━━ DATA SEGMENT

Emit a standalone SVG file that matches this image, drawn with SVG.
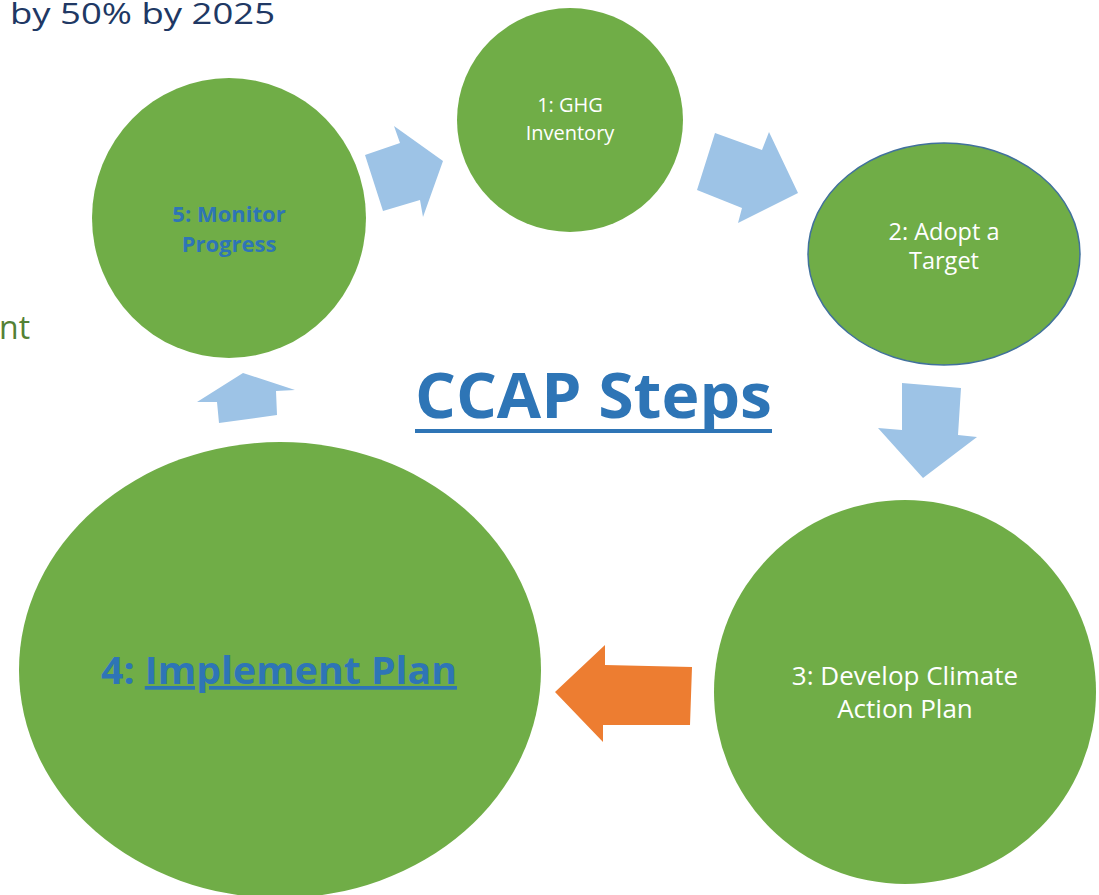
<svg xmlns="http://www.w3.org/2000/svg" width="1099" height="895" viewBox="0 0 1099 895">
<style>
.node{fill:#70ad47}
.arr{fill:#9dc3e6}
.w{fill:#ffffff;font-family:"Open Sans","Liberation Sans",sans-serif;text-anchor:middle}
.b{fill:#2e75b6;font-family:"Open Sans","Liberation Sans",sans-serif;font-weight:bold}
</style>
<rect width="1099" height="895" fill="#ffffff"/>
<text x="10" y="24" font-family="Open Sans, Liberation Sans, sans-serif" font-size="30" fill="#203864" textLength="265" lengthAdjust="spacingAndGlyphs">by 50% by 2025</text>
<text x="-1" y="339" font-family="Open Sans, Liberation Sans, sans-serif" font-size="32" fill="#538135">nt</text>
<g id="connectors">
<polygon class="arr" points="365,155 400,143 394,126 443,161 423,217 420,200 383,211"/>
<polygon class="arr" points="715,133 762,150 769,132 798,193 738,223 742,208 697,190"/>
<polygon class="arr" points="902,383 961,388 958,435 977,437 923,478 878,428 902,430"/>
<polygon fill="#ed7d31" points="555,692 605,645 605,665 692,667 690,725 603,725 603,742"/>
<polygon class="arr" points="243,373 295,390 276,391 277,415 219,423 217,402 197,402"/>
</g>
<g id="n1">
<ellipse class="node" cx="570" cy="120" rx="113" ry="112"/>
<text class="w" x="570" y="112" font-size="20">1: GHG</text>
<text class="w" x="570" y="140" font-size="20">Inventory</text>
</g>
<g id="n2">
<ellipse class="node" cx="944" cy="254" rx="136" ry="111" stroke="#41719c" stroke-width="1.5"/>
<text class="w" x="944" y="240" font-size="23.5">2: Adopt a</text>
<text class="w" x="944" y="269" font-size="23.5">Target</text>
</g>
<g id="n3">
<ellipse class="node" cx="905" cy="692" rx="191" ry="192"/>
<text class="w" x="905" y="685" font-size="26">3: Develop Climate</text>
<text class="w" x="905" y="718" font-size="26">Action Plan</text>
</g>
<g id="n4">
<ellipse class="node" cx="280" cy="670" rx="261" ry="228"/>
<text class="b" x="101" y="684" font-size="37" textLength="356" lengthAdjust="spacingAndGlyphs">4: <tspan text-decoration="underline">Implement Plan</tspan></text>
</g>
<g id="n5">
<ellipse class="node" cx="229" cy="218" rx="137" ry="140"/>
<text class="b" x="229" y="222" font-size="22" text-anchor="middle">5: Monitor</text>
<text class="b" x="229" y="252" font-size="22" text-anchor="middle">Progress</text>
</g>
<g id="title">
<text class="b" x="415" y="418" font-size="62" textLength="357" lengthAdjust="spacingAndGlyphs">CCAP Steps</text>
<rect x="415" y="429" width="357" height="4" fill="#2e75b6"/>
</g>
</svg>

━━━━

#### REQUIREMENT:
Print the listing above in full, exactly as written. Omit any pictures.

#### ANSWER BELOW:
Emit a standalone SVG file that matches this image, drawn with SVG.
<svg xmlns="http://www.w3.org/2000/svg" width="1099" height="895" viewBox="0 0 1099 895">
<style>
.node{fill:#70ad47}
.arr{fill:#9dc3e6}
.w{fill:#ffffff;font-family:"Open Sans","Liberation Sans",sans-serif;text-anchor:middle}
.b{fill:#2e75b6;font-family:"Open Sans","Liberation Sans",sans-serif;font-weight:bold}
</style>
<rect width="1099" height="895" fill="#ffffff"/>
<text x="10" y="24" font-family="Open Sans, Liberation Sans, sans-serif" font-size="30" fill="#203864" textLength="265" lengthAdjust="spacingAndGlyphs">by 50% by 2025</text>
<text x="-1" y="339" font-family="Open Sans, Liberation Sans, sans-serif" font-size="32" fill="#538135">nt</text>
<g id="connectors">
<polygon class="arr" points="365,155 400,143 394,126 443,161 423,217 420,200 383,211"/>
<polygon class="arr" points="715,133 762,150 769,132 798,193 738,223 742,208 697,190"/>
<polygon class="arr" points="902,383 961,388 958,435 977,437 923,478 878,428 902,430"/>
<polygon fill="#ed7d31" points="555,692 605,645 605,665 692,667 690,725 603,725 603,742"/>
<polygon class="arr" points="243,373 295,390 276,391 277,415 219,423 217,402 197,402"/>
</g>
<g id="n1">
<ellipse class="node" cx="570" cy="120" rx="113" ry="112"/>
<text class="w" x="570" y="112" font-size="20">1: GHG</text>
<text class="w" x="570" y="140" font-size="20">Inventory</text>
</g>
<g id="n2">
<ellipse class="node" cx="944" cy="254" rx="136" ry="111" stroke="#41719c" stroke-width="1.5"/>
<text class="w" x="944" y="240" font-size="23.5">2: Adopt a</text>
<text class="w" x="944" y="269" font-size="23.5">Target</text>
</g>
<g id="n3">
<ellipse class="node" cx="905" cy="692" rx="191" ry="192"/>
<text class="w" x="905" y="685" font-size="26">3: Develop Climate</text>
<text class="w" x="905" y="718" font-size="26">Action Plan</text>
</g>
<g id="n4">
<ellipse class="node" cx="280" cy="670" rx="261" ry="228"/>
<text class="b" x="101" y="684" font-size="37" textLength="356" lengthAdjust="spacingAndGlyphs">4: <tspan text-decoration="underline">Implement Plan</tspan></text>
</g>
<g id="n5">
<ellipse class="node" cx="229" cy="218" rx="137" ry="140"/>
<text class="b" x="229" y="222" font-size="22" text-anchor="middle">5: Monitor</text>
<text class="b" x="229" y="252" font-size="22" text-anchor="middle">Progress</text>
</g>
<g id="title">
<text class="b" x="415" y="418" font-size="62" textLength="357" lengthAdjust="spacingAndGlyphs">CCAP Steps</text>
<rect x="415" y="429" width="357" height="4" fill="#2e75b6"/>
</g>
</svg>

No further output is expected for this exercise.